Nabbing that scout is easier than you make it sound. They don't typically beeline back to their camps after coming into your view. If you can get a hit on it and maybe even strategically place your melee unit so the ZOC keeps the scout from making a dash (if it even would) you'll probably kill it easily. That's unless the camp is right next to your borders I guess (which has never happened to me with anything other than an easily-dispatched set of warriors and slingers).

Maybe it could use some tweaking if people are having a problem with it though. You can set the number of turns before a barb scout spawns in the game creation screen, but unless it's just a matter of personal play style, players shouldn't have to do that.

I personally like the threat of horsemen storming your borders before you have the chance to research horseback riding though. Adds some excitement.
 
I still miss Civ 5's world congress, but who knows.

Can't say I miss it all. It could have been done much better.

Still, I find myself really enjoying this expansion. I had a really hard time getting into Civ VI after playing V.

Civ V is now the cuneiform version of Civ. :)
 
Can't say I miss it all. It could have been done much better.



Civ V is now the cuneiform version of Civ. :)

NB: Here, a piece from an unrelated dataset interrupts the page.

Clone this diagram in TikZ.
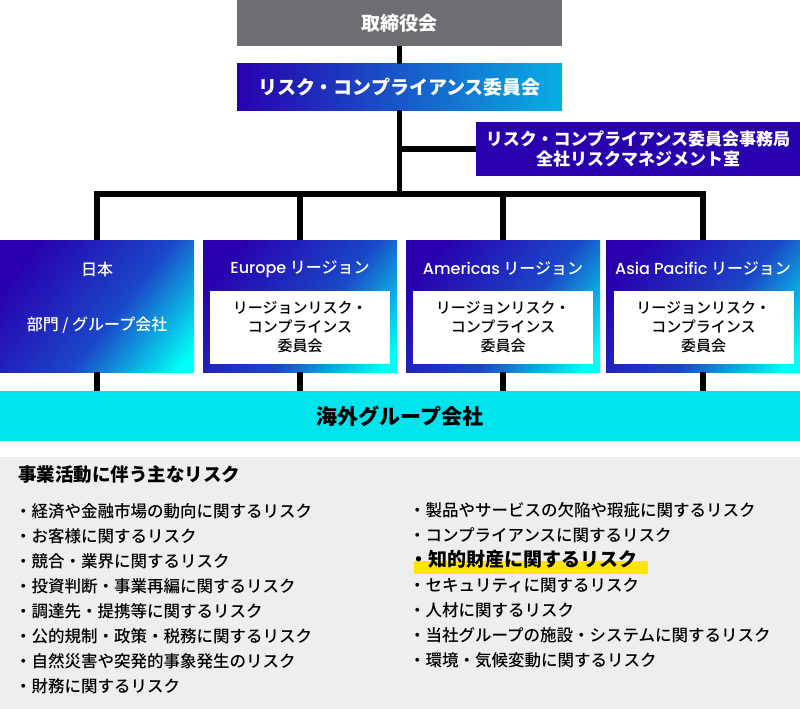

I think you are right there. I think I enjoyed the idea of the World Congress and a diplomatic victory option but it could have been implemented a little better. In games at Prince it was fairly easy to just horde all of the votes.
 
I think you are right there. I think I enjoyed the idea of the World Congress and a diplomatic victory option but it could have been implemented a little better. In games at Prince it was fairly easy to just horde all of the votes.

We could still have a World Congress without a diplomatic victory. Things like having a world ideology or world religion that boosted tourism / religion or boosting great scientists versus artists can still have an impact on the game and impact other victory conditions without being a condition unto itself. Sanctions, nuclear non-proliferation and such also had impacts on the game and really made the world feel alive with votes being traded and each civ trying to make its voice heard on the world stage.

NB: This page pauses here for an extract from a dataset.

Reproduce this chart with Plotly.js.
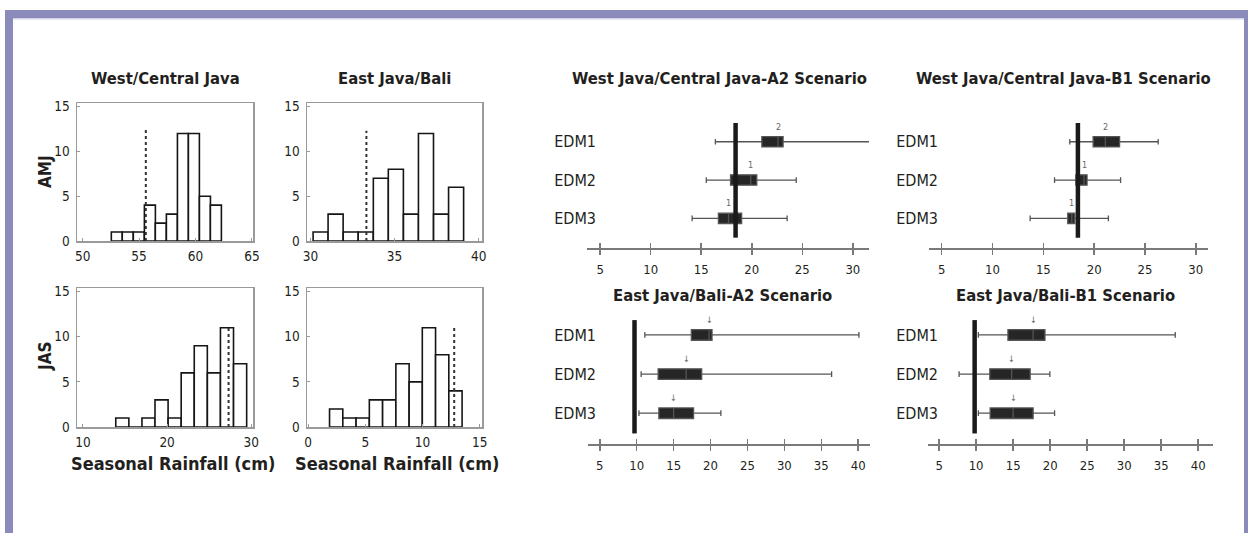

I agree the diplo victory was too easy to rig but, I dunno, I think we can have the World Congress back in full rather than just the emergency system.
 
For me the best thing about this expansion is a sense of urgency, which was lacking in the Vanilla version. Many times I come to the close of an era and am just 1 or 2 points away from dodging a Dark Age. It can be really nail biting trying to score those last points, and cause me to play in ways I'd otherwise never think to--like settling a city on desert or tundra to grab that one extra era score point.

There is a bit of cheese here and there. You get an era point for killing a corps (ie stacked units) with a single unit, which kind of encourages you not to create corps and armies. But overall it's pretty well done, and for me at leas does change the gameplay a lot.
 
For me the best thing about this expansion is a sense of urgency, which was lacking in the Vanilla version. Many times I come to the close of an era and am just 1 or 2 points away from dodging a Dark Age. It can be really nail biting trying to score those last points, and cause me to play in ways I'd otherwise never think to--like settling a city on desert or tundra to grab that one extra era score point.

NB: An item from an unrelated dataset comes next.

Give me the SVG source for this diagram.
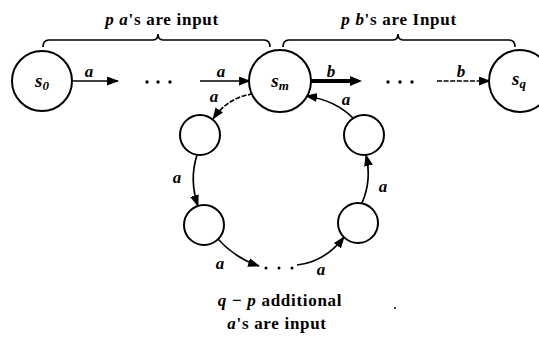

There is a bit of cheese here and there. You get an era point for killing a corps (ie stacked units) with a single unit, which kind of encourages you not to create corps and armies. But overall it's pretty well done, and for me at leas does change the gameplay a lot.

I like that as well. You are always on the lookout for era score. It has made me a better player honestly as I look for ways to trigger boosts, explore early and try my best to get those rewards. It does make things seem a little "game-y" at times but it's also more fun now.